Coventry Cyrenians Limited (CCL) is a charity. The claimant employees were employed by CCL in its adult services team. CCL had a main contract with Coventry City Council to provide a range of services to homeless people. This involved providing 25 units of accommodation over 10 sites as well as support work. This included assessment of potential service users, allocation to houses of multiple occupation, producing a support plan and supporting individuals under that plan. The Council had subcontracted its requirements for services to the homeless through a network of 22 separate contracts with different providers. It wanted to do away with these 22 separate contracts and merge the provision of homelessness and ex-offender support through a single point of access it therefore tendered out a contract for this purpose.
It was awarded to The Salvation Army Trustee Company (SAT). For a while it seemed likely that CCL would be taken on by SAT as a subcontractor. But in the end this did not occur. SAT operated the service in a slightly different way, with an assessment centre or hub that dealt with all referrals. If the individual were to be supported by accommodation it would be in one of two large hostels. Support services could be delivered more efficiently at 2 sites than in accommodation over 10 sites.
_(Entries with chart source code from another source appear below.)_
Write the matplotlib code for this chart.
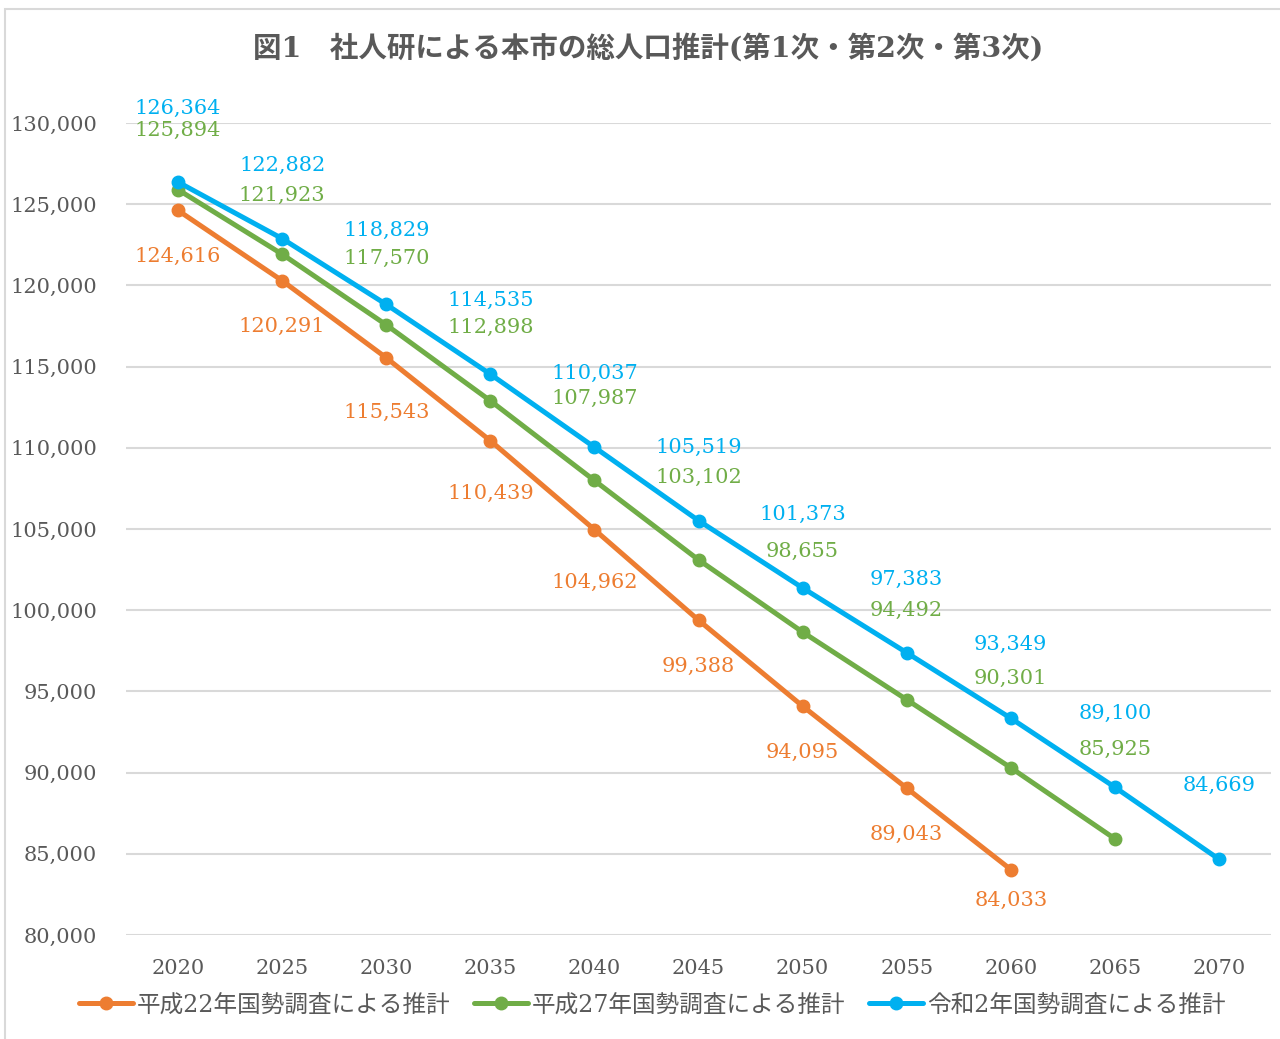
import matplotlib
matplotlib.use("Agg")
import numpy as np
from matplotlib import pyplot as plt
from matplotlib.patches import Rectangle

plt.rcParams['font.family'] = ['DejaVu Serif', 'Noto Sans CJK JP']

years = ['2020', '2025', '2030', '2035', '2040', '2045', '2050', '2055', '2060', '2065', '2070']

h22 = [124616, 120291, 115543, 110439, 104962, 99388, 94095, 89043, 84033]
h27 = [125894, 121923, 117570, 112898, 107987, 103102, 98655, 94492, 90301, 85925]
r2 = [126364, 122882, 118829, 114535, 110037, 105519, 101373, 97383, 93349, 89100, 84669]

names = ['平成22年国勢調査による推計', '平成27年国勢調査による推計', '令和2年国勢調査による推計']
colors = ['#ED7D31', '#70AD47', '#00B0F0']
text_gray = '#595959'

# data label offsets in points (negative = below the point), hand-placed like the original
off_h22 = [-33, -33, -39, -38, -38, -33, -33, -33, -22]
off_h27 = [42.5, 42, 47.5, 53, 59, 59, 58, 64, 64, 64]
off_r2 = [53] * len(r2)

W, H = 1280, 1039
fig = plt.figure(figsize=(W / 100, H / 100), dpi=100)

# outer chart frame (light gray), runs off the right/bottom edge
fig.patches.append(Rectangle((5 / W, -0.05), 1.1, (H - 9) / H + 0.05,
                             transform=fig.transFigure, fill=False,
                             edgecolor='#D9D9D9', linewidth=1.5))

ax = fig.add_axes([126 / W, 104 / H, 1145 / W, 812 / H])

x = np.arange(len(years))
series = [h22, h27, r2]
offsets = [off_h22, off_h27, off_r2]
for vals, name, c, offs in zip(series, names, colors, offsets):
    xs = x[:len(vals)]
    ax.plot(xs, vals, color=c, lw=3.6, marker='o', ms=9, label=name,
            solid_capstyle='round', zorder=3)
    for i, v in enumerate(vals):
        ax.annotate(f'{v:,}', (xs[i], v), xytext=(0, offs[i]), textcoords='offset points',
                    ha='center', va='center', color=c, fontsize=15, annotation_clip=False)

ax.set_xlim(-0.5, len(years) - 0.5)
ax.set_ylim(80000, 130000)
ax.set_xticks(x)
ax.set_xticklabels(years)
ax.set_yticks(np.arange(80000, 130001, 5000))
ax.set_yticklabels([f'{v:,}' for v in range(80000, 130001, 5000)])
ax.tick_params(axis='both', length=0, labelsize=15, colors=text_gray)
ax.tick_params(axis='y', pad=21)
ax.tick_params(axis='x', pad=17)
ax.grid(axis='y', color='#D9D9D9', lw=1.5)
ax.set_axisbelow(True)
for s in ax.spines.values():
    s.set_visible(False)

fig.text(648 / W, 1 - 48 / H, '図1　社人研による本市の総人口推計(第1次・第2次・第3次)',
         ha='center', va='center', fontsize=20.5, fontweight='bold', color=text_gray)

leg = fig.legend(loc='center', bbox_to_anchor=(652 / W, 1 - 1005 / H), ncol=3,
                 frameon=False, fontsize=17, handlelength=2.3, handletextpad=0.15,
                 columnspacing=1.0)
for t in leg.get_texts():
    t.set_color(text_gray)

fig.savefig('out.png', dpi=100)
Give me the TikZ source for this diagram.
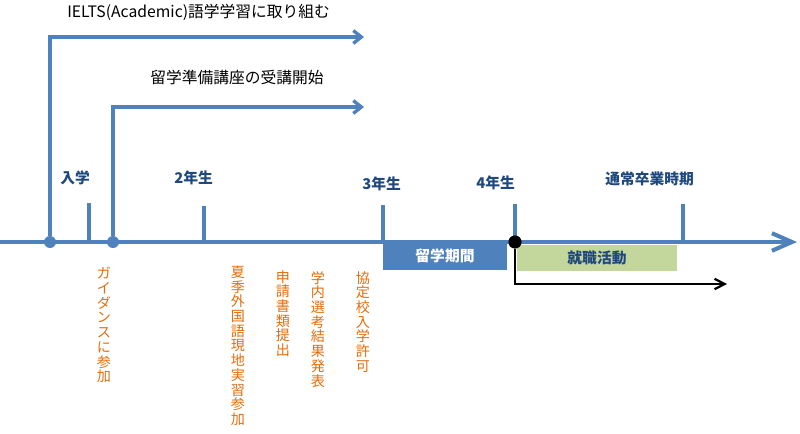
\documentclass[tikz,border=0pt]{standalone}
\usepackage{fontspec}
\setmainfont{Noto Sans CJK JP}
\usetikzlibrary{arrows.meta}
\definecolor{axisblue}{HTML}{4F81BD}
\definecolor{labelblue}{HTML}{1F497D}
\definecolor{eventorange}{HTML}{E46C0A}
\definecolor{jobgreen}{HTML}{C3D69B}

\begin{document}
\begin{tikzpicture}[x=0.025cm,y=-0.025cm,
    axis/.style={axisblue,line width=2.9pt},
    span/.style={axisblue,line width=2.4pt,-{Straight Barb[length=2mm,width=3.2mm]}},
    year/.style={labelblue,font=\fontsize{10.5}{12}\selectfont\bfseries,anchor=base west,inner sep=0pt},
    plan/.style={font=\fontsize{11.2}{13}\selectfont,anchor=base west,inner sep=0pt},
    event/.style={eventorange,font=\fontsize{10}{10.45}\selectfont,align=center,anchor=north,inner sep=0pt},
    period/.style={font=\fontsize{10.5}{12}\selectfont\bfseries,inner sep=0pt},
    dot/.style={circle,fill=axisblue,inner sep=0pt,minimum size=3mm}]
  \useasboundingbox (0,0) rectangle (800,433);

  % periods under the axis
  \node[period,fill=axisblue,text=white,minimum width=3.1cm,minimum height=0.7cm] (abroad) at (445,256) {留学期間};
  \node[period,fill=jobgreen,text=labelblue,minimum width=4cm,minimum height=0.65cm] (jobhunt) at (597,258) {就職活動};

  % time axis and ticks
  \coordinate (start) at (0,242);
  \coordinate (end) at (797,242);
  \draw[axis,-{Straight Barb[length=5mm,width=4.4mm]}] (start) -- (end);
  \draw[axis] (89,203) -- (89,242);
  \draw[axis] (204,206) -- (204,242);
  \draw[axis] (383,205) -- (383,242);
  \draw[axis] (515,204) -- (515,242);
  \draw[axis] (683,204) -- (683,242);

  % years
  \node[year] (enroll) at (60,183) {入学};
  \node[year] (second) at (174,183) {2年生};
  \node[year] (third) at (362,189) {3年生};
  \node[year] (fourth) at (476,188) {4年生};
  \node[year] (graduate) at (605,184) {通常卒業時期};

  % long running activities
  \node[dot] (entry) at (50,242) {};
  \node[dot] (guide) at (113,242) {};
  \coordinate (ieltsend) at (364,37);
  \coordinate (prepend) at (364,107);
  \draw[span] (entry) |- (ieltsend);
  \draw[span] (guide) |- (prepend);
  \node[plan] (ielts) at (67,18) {IELTS(Academic)語学学習に取り組む};
  \node[plan] (prep) at (150,83) {留学準備講座の受講開始};

  % job hunting from the 4th year
  \node[circle,fill=black,inner sep=0pt,minimum size=3.3mm] (shift) at (515,242) {};
  \coordinate (jobend) at (727,284);
  \draw[black,line width=1.6pt,-{Straight Barb[length=2.5mm,width=2.6mm]}] (shift) |- (jobend);

  % events
  \node[event] (guidance) at (104,267) {ガ\\イ\\ダ\\ン\\ス\\に\\参\\加};
  \node[event] (summer) at (238,266) {夏\\季\\外\\国\\語\\現\\地\\実\\習\\参\\加};
  \node[event] (apply) at (283,270) {申\\請\\書\\類\\提\\出};
  \node[event] (select) at (318,271) {学\\内\\選\\考\\結\\果\\発\\表};
  \node[event] (admit) at (363,271) {協\\定\\校\\入\\学\\許\\可};
\end{tikzpicture}
\end{document}
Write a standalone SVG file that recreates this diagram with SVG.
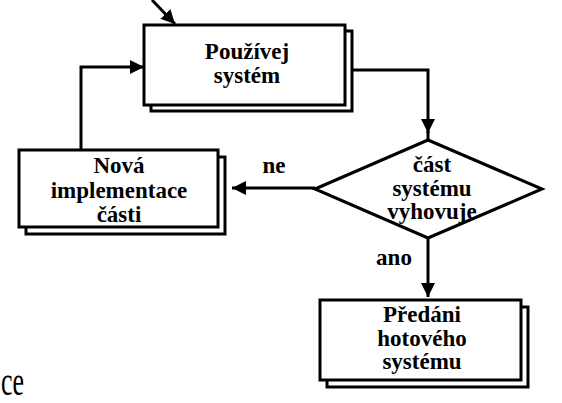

So support work did continue, but at 2 sites and not 10. There were other differences. For example, the service was provided to those over the age of 25 rather than over the age of 18, as was the case before. The service was to be delivered in supported accommodation for 112 days rather than the longer period (up to 12 months) which applied before. The usual hours of support workers also changed. At the employment tribunal hearing a key submission from SAT was that the services were no longer provided through what SAT described as "dispersed accommodation", that is to say that 10 multiple occupation sites that CCL operated in Coventry.
The employment judge described the activities prior to the putative service provision change as the "provision of accommodation based support for the homeless men and women". He found that the claimant employees constituted an organised grouping of employees, having, as its principal purpose, the carrying out of these activities. The key issue was whether the activities carried out by SAT in succession to CCL were fundamentally the same as those carried out by CCL. The employment judge examined the differences above described but did not consider them fundamental. Nor, in particular, did he consider that the fact that so called "dispersed accommodation" was offered before and hostel accommodation offered afterwards, constituted a fundamental difference in the activity. The employment judge therefore concluded that the activities that CCL ceased to carry out on behalf of Coventry City Council were fundamentally the same as the activities carried out instead by SAT on behalf of the Council.
On appeal, SAT argued that the employment judge's description of the activities concerned was too general and simplistic. As to the meaning of activities, he needed to derive support from OCS Group UK Limited v Jones UKEAT/0038/09 (where a distinction was made between the provision of food via a restaurant and the provision of food via cold cabinets and a conclusion reached that the two activities were not fundamentally the same). The EAT however considered that the employment judge had approached the question correctly. The word "activities" in regulation 3(1)(b) of TUPE was to be given its ordinary, everyday meaning. "Activities" must be defined in a common sense and pragmatic way. On the one hand, they should not be defined at such a level of generality that they do not really describe the specific activities at all (thus, referring to OCS Group it would be wrong to characterise a fully catered canteen as merely the provision of food to staff). On the other hand, the definition should be holistic having regard to the evidence in the round, avoiding too narrow a focus. A pedantic and excessively detailed definition of "activities" would risk defeating the purpose of the SPC provisions.
According to the EAT the employment judge "[steered] a correct course between the dangers of over generalisation and pedantry". Nor did the employment judge go wrong by asking whether there were fundamental "differences" between the services concerned, as opposed to assessing whether they were "fundamentally the same". SAT's contention on this point was also rejected by the EAT. Thus, said HHJ Richardson:
"I consider that it is entirely plain from the employment judge's reasons as a whole, and from paragraph 37 in particular, that he used the language of "fundamental difference" in antithesis, in direct opposition, to the phrase "fundamentally the same"."
The judge used the terms in question as direct opposites and "he never strayed from the correct legal test".